3

I am not a db expert so I hope someone can give me a pointer. Is there an advantage of using a vanilla approach vs an upsert appoach. I find the vanilla approach clearer with no obvious side effects.

This table is a summary table created from time consuming reads and calculations (average 3-4 seconds to complete). This table is disposable (it can be truncated at any time). This table receives a lot of updates and reads with minimal inserts.

Initially each read access would update and then read the data.
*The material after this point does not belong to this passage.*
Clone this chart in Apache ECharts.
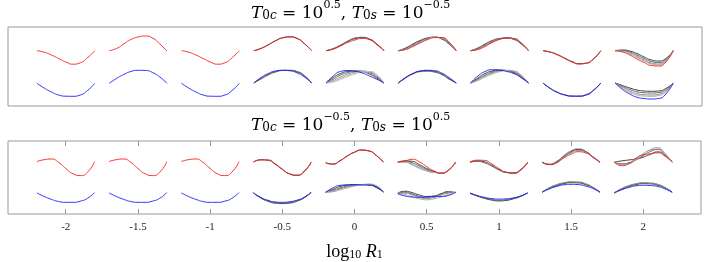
<!DOCTYPE html>
<html>
<head>
<meta charset="utf-8">
<script src="https://cdn.jsdelivr.net/npm/echarts@6/dist/echarts.min.js"></script>
<style>html,body{margin:0;padding:0;background:#fff}#c{width:706px;height:262px}</style>
</head>
<body>
<div id="c"></div>
<script>
// ---- data ----
const centers = [-2, -1.5, -1, -0.5, 0, 0.5, 1, 1.5, 2];
const offsets = [-0.2, -0.15, -0.1, -0.05, 0, 0.05, 0.1, 0.15, 0.2];
const tickValues = [-2, -1.5, -1, -0.5, 0, 0.5, 1, 1.5, 2];

const topRed = [
  [55.3, 53.8, 51, 47.5, 44, 41.8, 43.2, 48.3, 55.3],
  [55.3, 57.5, 62, 66.5, 69, 70, 68, 62, 54.8],
  [55.3, 53.8, 51, 47.5, 44, 41.8, 43.2, 48.3, 55.3],
  [55.3, 57.5, 61, 65, 68, 69, 67.5, 62.5, 55.3],
  [55.3, 57, 60, 63.5, 66, 67.5, 66.5, 62, 55.3],
  [55.3, 56.5, 59.5, 63, 66.3, 68.3, 68.5, 64, 55.3],
  [55.3, 56.5, 59.5, 63.5, 66.5, 68, 67.5, 63, 55.3],
  [55.3, 53.8, 51, 47.5, 44, 42, 43, 47.5, 55.3],
  [55.3, 54, 51, 47, 43.5, 40.5, 40, 44, 55.3]
];
const topBlue = [
  [22.7, 18, 14, 11, 9.8, 9.7, 11, 15.5, 22.7],
  [22.7, 27.5, 31.5, 34.5, 35.7, 35.5, 33.5, 29, 22.7],
  [22.7, 18, 14, 11, 9.8, 9.7, 11, 15.5, 22.7],
  [23, 28.5, 32.5, 35, 35.7, 35.2, 33, 29, 23],
  [23, 30, 34.5, 35.5, 34.8, 33, 30, 26.8, 23],
  [23, 28.5, 32.5, 35, 35.7, 35.3, 33, 28.5, 23],
  [23, 30, 34.5, 36.3, 35.8, 34.5, 32.3, 28.3, 23],
  [23, 17.5, 13.5, 11, 9.8, 9.9, 11.5, 16, 23],
  [23, 16.5, 12, 8.8, 7.5, 7, 7.5, 12, 23]
];
const topRedGrey = [
  [], [], [],
  [[55.3, 57.7, 61.3, 65.3, 68.3, 69.2, 67.5, 62.3, 55.3]],
  [[55.3, 57.2, 60.5, 64.5, 67.3, 68.5, 67, 62, 55.3],
   [55.3, 57.5, 61, 65, 68, 68.7, 66.5, 61.5, 55.3]],
  [[55.3, 58, 62, 65.5, 68, 68.8, 67, 62, 55.3],
   [55.3, 57.5, 61, 64.8, 67.5, 68.8, 67.5, 62.5, 55.3],
   [55.3, 57, 60.3, 64, 67, 68.7, 68, 63, 55.3],
   [55.3, 56.7, 59.8, 63.5, 66.7, 68.5, 68.2, 63.5, 55.3]],
  [[55.3, 58, 62, 65.5, 67.5, 68, 66.5, 62, 55.3],
   [55.3, 57.3, 61, 64.5, 67, 68, 67, 62.5, 55.3],
   [55.3, 57, 60.3, 64, 66.8, 68, 67.2, 62.8, 55.3]],
  [[55.3, 54, 51.5, 48, 44.5, 42.3, 42.8, 47, 55.3]],
  [[55.3, 56, 55, 52.5, 49, 46, 45, 47.5, 55.3],
   [55.3, 55.5, 54, 51, 47.5, 44.5, 43.5, 46.5, 55.3],
   [55.3, 55, 53, 49.5, 46, 43, 42, 45.5, 55.3],
   [55.3, 54.5, 52, 48.5, 45, 42, 41, 45, 55.3]]
];
const topBlueGrey = [
  [], [], [],
  [[23, 27.5, 31.5, 34.3, 35.6, 35.5, 34, 30, 23],
   [23, 27, 31, 34, 35.5, 35.7, 34.5, 30.5, 23]],
  [[23, 28.5, 32.5, 34.5, 35, 34.3, 32, 28, 23],
   [23, 27, 31, 33.5, 34.8, 34.8, 33.3, 29, 23],
   [23, 25.5, 29, 32, 34, 34.8, 34, 30, 23],
   [23, 24.5, 27.5, 30.5, 32.8, 34.3, 34.3, 31, 23],
   [23, 24, 26.5, 29.5, 32, 33.8, 34.3, 31.5, 23]],
  [[23, 28.3, 32.3, 34.7, 35.3, 34.5, 32, 27.5, 23],
   [23, 28, 32, 34.3, 34.8, 33.8, 31.3, 26.8, 23]],
  [[23, 28, 32.5, 35, 36, 35.3, 33, 28.5, 23],
   [23, 27, 31, 34, 35.5, 35.5, 33.8, 29.3, 23],
   [23, 26, 30, 33, 35, 35.7, 34.5, 30, 23],
   [23, 25.5, 29, 32, 34.3, 35.5, 35, 30.8, 23]],
  [[23, 17.8, 13.8, 11.2, 10, 9.8, 11, 15.5, 23]],
  [[23, 20.5, 18, 16, 15, 14.7, 15, 17.5, 23],
   [23, 19.5, 16.5, 14.3, 13.3, 13, 13.5, 16.5, 23],
   [23, 18.5, 14.8, 12.5, 11.3, 11, 11.8, 15, 23],
   [23, 17.5, 13.5, 11, 10, 9.7, 10.5, 14, 23]]
];

const botRed = [
  [55.3, 57.3, 58, 54.5, 48, 42.5, 40.5, 44, 55.3],
  [55.3, 57.3, 58, 54.5, 48, 42.5, 40.5, 44, 55.3],
  [55.3, 57.3, 58, 54.5, 48, 42.5, 40.5, 44, 55.3],
  [54.7, 57, 56.5, 52.5, 47, 42.5, 41, 45, 54.7],
  [54, 52.5, 56, 61, 65, 67.3, 66.5, 62, 54.7],
  [54.7, 56, 57.7, 55, 50, 45.5, 43, 46, 54.7],
  [54.7, 56.8, 56.5, 53, 48, 44, 43, 46, 54.7],
  [54.7, 52, 54, 59, 63, 65.7, 64.5, 60, 54.7],
  [54.7, 51, 53, 59, 62.5, 63.5, 64.5, 61, 54.7]
];
const botBlue = [
  [22.3, 18.5, 15.5, 13.2, 12.3, 12.3, 13.5, 16.5, 22.7],
  [22.3, 18.5, 15.5, 13.2, 12.3, 12.3, 13.5, 16.5, 22.7],
  [22.3, 18.5, 15.5, 13.2, 12.3, 12.3, 13.5, 16.5, 22.7],
  [22.3, 17.5, 14.5, 12.7, 12.3, 13, 14.5, 17.5, 23],
  [23, 27.5, 30.2, 30.7, 30.8, 30.7, 30.5, 28.5, 23],
  [21.3, 19, 18, 17.7, 18, 18.5, 18.5, 19.5, 23],
  [22, 19.5, 17.5, 16.3, 15.7, 16, 17, 19, 22.3],
  [23, 26.5, 29, 30.8, 31.3, 31, 29.5, 27, 23],
  [22.3, 25.5, 28, 29.7, 30.3, 30, 29, 26.5, 23]
];
const botRedGrey = [
  [], [], [],
  [[54.7, 57.2, 57, 53, 47.3, 42.3, 40.8, 44.5, 54.7]],
  [[54, 52.8, 56.3, 61.3, 65.3, 67.5, 66.5, 61.8, 54.7]],
  [[54.7, 56, 55.5, 52, 48, 45, 43.3, 46, 54.7],
   [54.7, 55.5, 54, 50.5, 47, 44.5, 43.3, 46, 54.7],
   [54.7, 55, 52.5, 49, 46, 44, 43.3, 46.2, 54.7],
   [54.7, 54.5, 51.5, 48, 45.3, 43.7, 43.5, 46.5, 54.7]],
  [[54.7, 56, 55, 51.5, 47, 44, 43.3, 46.5, 54.7],
   [54.7, 55.5, 54, 50.5, 46.5, 44, 43.5, 46.8, 54.7]],
  [[54.7, 52.3, 55, 60.5, 65.5, 68, 66, 60.5, 54.7],
   [54.7, 52.5, 55.5, 61.5, 66.5, 68.5, 66, 60, 54.7],
   [54.7, 52.2, 54.5, 60, 64.5, 67, 65.5, 60.5, 54.7]],
  [[54.7, 56, 57, 58, 60, 63, 65.5, 62, 54.7],
   [54.7, 53, 54, 57, 61.5, 66, 68, 63, 54.7],
   [54.7, 52.5, 53.5, 58, 63.5, 67.5, 68.5, 63, 54.7],
   [54.7, 52, 53, 57.5, 63, 68, 70, 64, 54.7]]
];
const botBlueGrey = [
  [], [], [],
  [[22.3, 17, 13.5, 11.5, 11, 11.5, 13.5, 17, 23],
   [22.3, 17.2, 14, 12, 11.5, 12, 14, 17.2, 23]],
  [[23, 26, 29, 30.5, 31, 31, 30.5, 28, 23],
   [23, 25, 27.5, 29.5, 30.5, 31, 31, 29, 23],
   [23, 24, 26.5, 28.5, 30, 31, 31.3, 29.5, 23],
   [23, 23.5, 25.5, 27.5, 29.5, 30.8, 31.5, 30, 23]],
  [[22, 24, 22.5, 20, 18.5, 19, 21.5, 23.5, 22.5],
   [21.5, 23, 21, 18.5, 17, 18, 21, 23, 22.5],
   [21.5, 22, 20, 17.5, 16.5, 17.5, 20, 22, 22.8],
   [21.5, 20.5, 18, 16, 15, 16, 18, 20.5, 23]],
  [[22, 19, 16.5, 14.7, 13.8, 14.3, 16, 18.5, 22.3],
   [22, 19.2, 17, 15.3, 14.5, 15, 16.5, 18.8, 22.3]],
  [[23, 27.2, 30, 32, 33, 32.8, 31, 27.8, 23],
   [23, 27.5, 30.5, 32.5, 33.5, 33.3, 31.5, 28, 23],
   [23, 27.8, 31, 33, 34, 33.8, 32, 28.5, 23]],
  [[22.3, 26, 29, 31, 32, 31.8, 30.3, 27.5, 23],
   [22.3, 26.5, 29.5, 31.5, 32.5, 32.3, 31, 28, 23],
   [22.3, 26.8, 30, 32, 33, 32.7, 31.3, 28, 23]]
];

const greyShades = ['#3c3c3c', '#666666', '#8a8a8a', '#aaaaaa', '#c8c8c8'];

// ---- build ----
function curve(ci, ys) {
  return ys.map((y, i) => [centers[ci] + offsets[i], y]);
}
const series = [];
function addLine(gi, data, color, z, w) {
  series.push({
    type: 'line', xAxisIndex: gi === 0 ? 0 : 1, yAxisIndex: gi,
    data: data, smooth: 0.6, showSymbol: false, symbol: 'none',
    silent: true, animation: false, z: z,
    lineStyle: { color: color, width: w }
  });
}
function addPanel(gi, red, blue, redGrey, blueGrey) {
  for (let c = 0; c < centers.length; c++) {
    redGrey[c].forEach((g, k) => addLine(gi, curve(c, g), greyShades[k % greyShades.length], 2, 1));
    blueGrey[c].forEach((g, k) => addLine(gi, curve(c, g), greyShades[k % greyShades.length], 2, 1));
  }
  for (let c = 0; c < centers.length; c++) {
    addLine(gi, curve(c, red[c]), '#ff1a1a', 3, 0.9);
    addLine(gi, curve(c, blue[c]), '#1a1aff', 3, 0.9);
  }
}
addPanel(0, topRed, topBlue, topRedGrey, topBlueGrey);
addPanel(1, botRed, botBlue, botRedGrey, botBlueGrey);

const serif = 'Liberation Serif';
const mathFont = 'DejaVu Serif';
const base = { fontFamily: serif, color: '#000', fontWeight: 'normal' };
const mbase = { fontFamily: mathFont, color: '#000', fontWeight: 'normal' };
const richMath = {
  n: Object.assign({}, mbase, { fontSize: 17, lineHeight: 22, verticalAlign: 'bottom' }),
  i: Object.assign({}, mbase, { fontSize: 17, fontStyle: 'italic', lineHeight: 22, verticalAlign: 'bottom' }),
  sub: Object.assign({}, mbase, { fontSize: 12, lineHeight: 18, verticalAlign: 'bottom' }),
  isub: Object.assign({}, mbase, { fontSize: 12, fontStyle: 'italic', lineHeight: 18, verticalAlign: 'bottom' }),
  sup: Object.assign({}, mbase, { fontSize: 11, lineHeight: 12, verticalAlign: 'top' })
};

const chart = echarts.init(document.getElementById('c'), null, { renderer: 'canvas' });
chart.setOption({
  animation: false,
  backgroundColor: '#fff',
  title: [
    { text: '{i|T}{sub|0}{isub|c}{n| = 10}{sup|0.5}{n|, }{i|T}{sub|0}{isub|s}{n| = 10}{sup|\u22120.5}',
      left: 251, top: 0, padding: 0, textStyle: { fontWeight: 'normal', rich: richMath } },
    { text: '{i|T}{sub|0}{isub|c}{n| = 10}{sup|\u22120.5}{n|, }{i|T}{sub|0}{isub|s}{n| = 10}{sup|0.5}',
      left: 251, top: 112, padding: 0, textStyle: { fontWeight: 'normal', rich: richMath } }
  ],
  grid: [
    { left: 8, top: 27, width: 694, height: 79, show: true, borderColor: '#9a9a9a', borderWidth: 1, backgroundColor: 'transparent' },
    { left: 8, top: 141, width: 693, height: 77, show: true, borderColor: '#9a9a9a', borderWidth: 1, backgroundColor: 'transparent' }
  ],
  xAxis: [
    { type: 'value', gridIndex: 0, min: -2.4, max: 2.4, axisLine: { show: false }, axisTick: { show: false },
      axisLabel: { show: false }, splitLine: { show: false } },
    { type: 'value', gridIndex: 1, min: -2.4, max: 2.4, position: 'bottom',
      axisLine: { show: false }, splitLine: { show: false },
      axisTick: { show: true, inside: true, length: 5, customValues: tickValues, lineStyle: { color: '#9a9a9a' } },
      axisLabel: { show: true, customValues: tickValues, margin: 8, fontFamily: serif, fontSize: 11, color: '#222',
        formatter: v => String(v) },
      name: '{n|log}{sub|10}{n| }{i|R}{isub|1}', nameLocation: 'middle', nameGap: 25,
      nameTextStyle: { rich: {
        n: Object.assign({}, base, { fontSize: 18, lineHeight: 22, verticalAlign: 'bottom' }),
        i: Object.assign({}, base, { fontSize: 18, fontStyle: 'italic', lineHeight: 22, verticalAlign: 'bottom' }),
        sub: Object.assign({}, base, { fontSize: 12, lineHeight: 17, verticalAlign: 'bottom' }),
        isub: Object.assign({}, base, { fontSize: 12, lineHeight: 17, verticalAlign: 'bottom' })
      } } },
    { type: 'value', gridIndex: 1, min: -2.4, max: 2.4, position: 'top',
      axisLine: { show: false }, splitLine: { show: false }, axisLabel: { show: false },
      axisTick: { show: true, inside: true, length: 5, customValues: tickValues, lineStyle: { color: '#9a9a9a' } } }
  ],
  yAxis: [
    { type: 'value', gridIndex: 0, min: 0, max: 79, show: false },
    { type: 'value', gridIndex: 1, min: 0, max: 77, show: false }
  ],
  series: series
});
</script>
</body>
</html>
To improve performance, I added a 5 minute delay between updates

  • after an update occurs for a group, for the next 5 minutes users in that group will only read the data (saving 3-4 seconds)
  • the first access after the 5 minutes has elapsed will trigger a full update for the group data

Initially I implemented an upsert algorithm. However a side effect of the upsert-insert is that the auto-increment pk field is updated with every execution. This resulted in a jump of 100000 for that key in a few hours. My concern is not the gaps, but hitting the max value for an int. I can manage this by either removing the auto-increment field or issuing a truncate command everynight. I also saw a few other creative solutions to prevent the auto increment.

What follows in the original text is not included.